WHAT YOU SHOULD DO – Find how many lines in the data below mention "seaborn". Give the number only.

INFORMATION PROVIDED –
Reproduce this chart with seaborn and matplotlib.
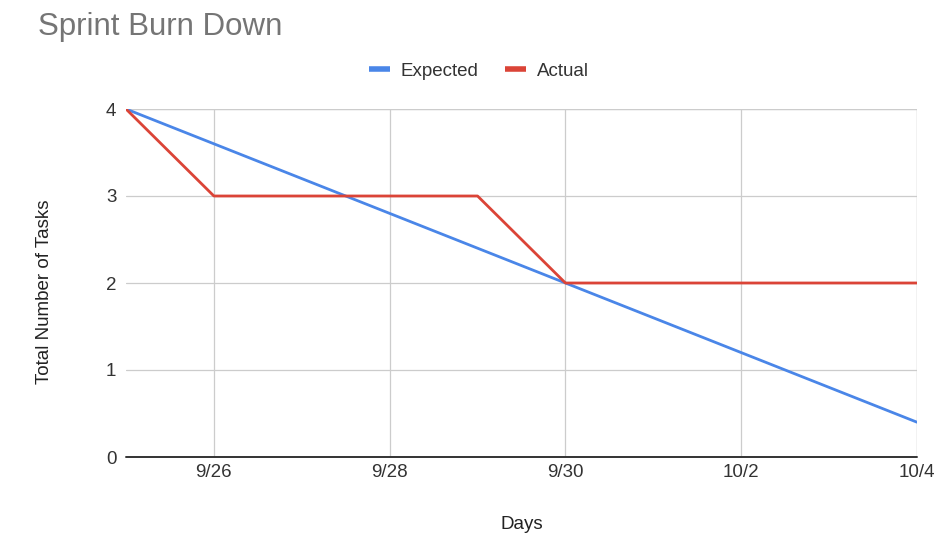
import matplotlib
matplotlib.use("Agg")
import matplotlib.pyplot as plt
import pandas as pd
import seaborn as sns

# Sprint burn-down data
days = pd.date_range("2019-09-25", "2019-10-04", freq="D")
expected = [4.0, 3.6, 3.2, 2.8, 2.4, 2.0, 1.6, 1.2, 0.8, 0.4]
actual = [4, 3, 3, 3, 3, 2, 2, 2, 2, 2]
tick_dates = ["2019-09-26", "2019-09-28", "2019-09-30", "2019-10-02", "2019-10-04"]
tick_labels = ["9/26", "9/28", "9/30", "10/2", "10/4"]
series_names = ["Expected", "Actual"]

df = pd.DataFrame({"Days": list(days) * 2,
                   "Tasks": expected + actual,
                   "Series": [series_names[0]] * len(days) + [series_names[1]] * len(days)})

sns.set_theme(style="white")
plt.rcParams["font.family"] = ["Liberation Sans", "DejaVu Sans"]

fig = plt.figure(figsize=(9.35, 5.58), dpi=100)
ax = fig.add_axes([126 / 935, 1 - 457 / 558, (917 - 126) / 935, (457 - 109) / 558])

palette = {"Expected": "#4a86e8", "Actual": "#db4437"}
sns.lineplot(data=df, x="Days", y="Tasks", hue="Series", palette=palette,
             linewidth=2.0, ax=ax, legend=False, zorder=3)

ax.set_xlim(days[0], days[-1])
ax.set_ylim(0, 4)
ax.set_yticks([0, 1, 2, 3, 4])
ticks = pd.to_datetime(tick_dates)
ax.set_xticks(ticks)
ax.set_xticklabels(tick_labels)

grid_c = "#cccccc"
ax.grid(True, color=grid_c, linewidth=0.9)
for s in ax.spines.values():
    s.set_visible(False)
ax.axhline(0, color="#333333", linewidth=1.4, zorder=4, clip_on=False)
ax.axvline(days[-1], color=grid_c, linewidth=0.9, zorder=1)
ax.axhline(4, color=grid_c, linewidth=0.9, zorder=1)

fs = 13.5
text_c = "#333333"
ax.tick_params(axis="y", length=4, color=grid_c, pad=3, labelsize=fs, labelcolor=text_c)
ax.tick_params(axis="x", length=0, pad=5, labelsize=fs, labelcolor=text_c)
ax.set_xlabel("Days", fontsize=fs, color="#222222", labelpad=25)
ax.set_ylabel("Total Number of Tasks", fontsize=fs, color="#222222")
ax.yaxis.set_label_coords(-0.092, 0.474)

fig.text(38 / 935, 1 - 27 / 558, "Sprint Burn Down", fontsize=22.5, color="#757575",
         va="center", ha="left")

handles = [plt.Line2D([0], [0], color=palette[n], linewidth=4, solid_capstyle="butt")
           for n in series_names]
fig.legend(handles, series_names, loc="center", bbox_to_anchor=(479 / 935, 1 - 71 / 558),
           ncol=2, frameon=False, fontsize=fs, handlelength=1.1, handletextpad=0.6,
           columnspacing=1.4, labelcolor=text_c)

fig.savefig("out.png", dpi=100, facecolor="white")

RESULT – 2